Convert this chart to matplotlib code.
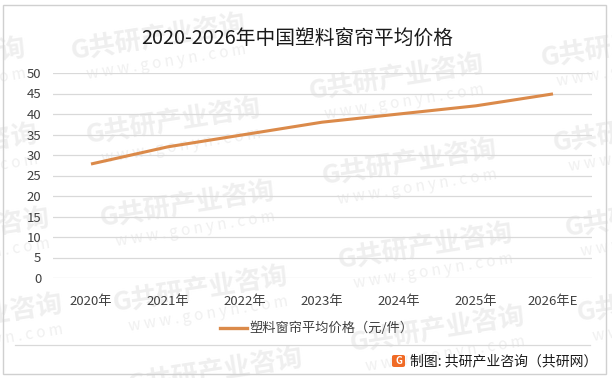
import matplotlib
matplotlib.use("Agg")
import matplotlib.pyplot as plt
from matplotlib.patches import Rectangle, FancyBboxPatch
from matplotlib.lines import Line2D

plt.rcParams['font.family'] = ['Noto Sans CJK SC', 'DejaVu Sans']

categories = ["2020年", "2021年", "2022年", "2023年", "2024年", "2025年", "2026年E"]
values = [27.8, 32.0, 35.0, 38.0, 40.0, 42.0, 44.9]
series_name = "塑料窗帘平均价格（元/件）"
title = "2020-2026年中国塑料窗帘平均价格"
source = "制图: 共研产业咨询（共研网）"
yticks = [0, 5, 10, 15, 20, 25, 30, 35, 40, 45, 50]
wm_text = "G共研产业咨询"
wm_url = "w w w . g o n y n . c o m"

W, H = 612, 378
fig = plt.figure(figsize=(W / 100, H / 100), dpi=100)

def px(x, y):
    return x / W, 1 - y / H

# watermarks (tiled, behind everything)
wm_centers = [(158, 38), (173, 122), (187, 205), (200, 290), (215, 372),
              (396, 78), (409, 163), (425, 247), (437, 330),
              (628, 45), (640, 130), (652, 215), (664, 300),
              (-62, 62), (-50, 148), (-38, 232), (-25, 318)]
for (cx, cy) in wm_centers:
    fx, fy = px(cx, cy)
    fig.text(fx, fy, wm_text, fontsize=19, fontweight='bold', color='#efefef',
             rotation=9, ha='center', va='center', zorder=-2)
    fx2, fy2 = px(cx + 8, cy + 24)
    fig.text(fx2, fy2, wm_url, fontsize=11, color='#f0f0f0',
             rotation=9, ha='center', va='center', zorder=-2)

# axes: x 52.5..591.5, y 73..278 (pixels from top)
ax = fig.add_axes([52.5 / W, 1 - 278 / H, (591.5 - 52.5) / W, (278 - 73) / H])
ax.set_facecolor('none')
x = list(range(len(categories)))
ax.plot(x, values, color='#DB8A4A', linewidth=2.2, solid_capstyle='butt', zorder=3)
ax.set_xlim(-0.5, len(categories) - 0.5)
ax.set_ylim(0, 50)
ax.set_yticks(yticks)
ax.set_xticks(x)
ax.set_xticklabels(categories)
ax.grid(axis='y', color='#d9d9d9', linewidth=0.9)
ax.set_axisbelow(True)
for s in ax.spines.values():
    s.set_visible(False)
ax.tick_params(axis='both', length=0, labelsize=9.5, labelcolor='#404040')
ax.tick_params(axis='y', pad=8)
ax.tick_params(axis='x', pad=12)

# title
tx, ty = px(297, 38)
fig.text(tx, ty, title, fontsize=14.2, ha='center', va='center', color='#1a1a1a')

# legend
lx0, ly = px(220, 328)
lx1, _ = px(247, 328)
fig.lines.append(Line2D([lx0, lx1], [ly, ly], color='#DB8A4A',
                        linewidth=2.4, transform=fig.transFigure))
ltx, _ = px(249, 328)
fig.text(ltx, ly, series_name, fontsize=9.5, ha='left', va='center', color='#404040')

# separator line
sx0, sy = px(15, 345)
sx1, _ = px(590, 345)
fig.lines.append(Line2D([sx0, sx1], [sy, sy], color='#d9d9d9',
                        linewidth=0.9, transform=fig.transFigure))

# source with logo
bx, by = px(392, 367)
fig.patches.append(FancyBboxPatch((bx, by), 13 / W, 12 / H,
                                  boxstyle='round,pad=0,rounding_size=0.004',
                                  facecolor='#F06A25', edgecolor='none',
                                  transform=fig.transFigure))
gx, gy = px(398.5, 361)
fig.text(gx, gy, "G", fontsize=7, fontweight='bold', color='white',
         ha='center', va='center')
stx, sty = px(410, 361)
fig.text(stx, sty, source, fontsize=10, ha='left', va='center', color='#1a1a1a')

# outer border
fig.patches.append(Rectangle((3 / W, 4 / H), (606 - 3) / W, (373 - 4) / H, fill=False,
                             edgecolor='#d0d0d0', linewidth=1, transform=fig.transFigure))

fig.savefig("out.png", dpi=100)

====================

→ **Task description**:
Please restate the material above line by line, exactly, beginning at its first line and ending with the line that contains "plt.rcParams['font.family'] = ['Noto", without any pictures.

→ **Output for this task**:
Convert this chart to matplotlib code.
import matplotlib
matplotlib.use("Agg")
import matplotlib.pyplot as plt
from matplotlib.patches import Rectangle, FancyBboxPatch
from matplotlib.lines import Line2D

plt.rcParams['font.family'] = ['Noto Sans CJK SC', 'DejaVu Sans']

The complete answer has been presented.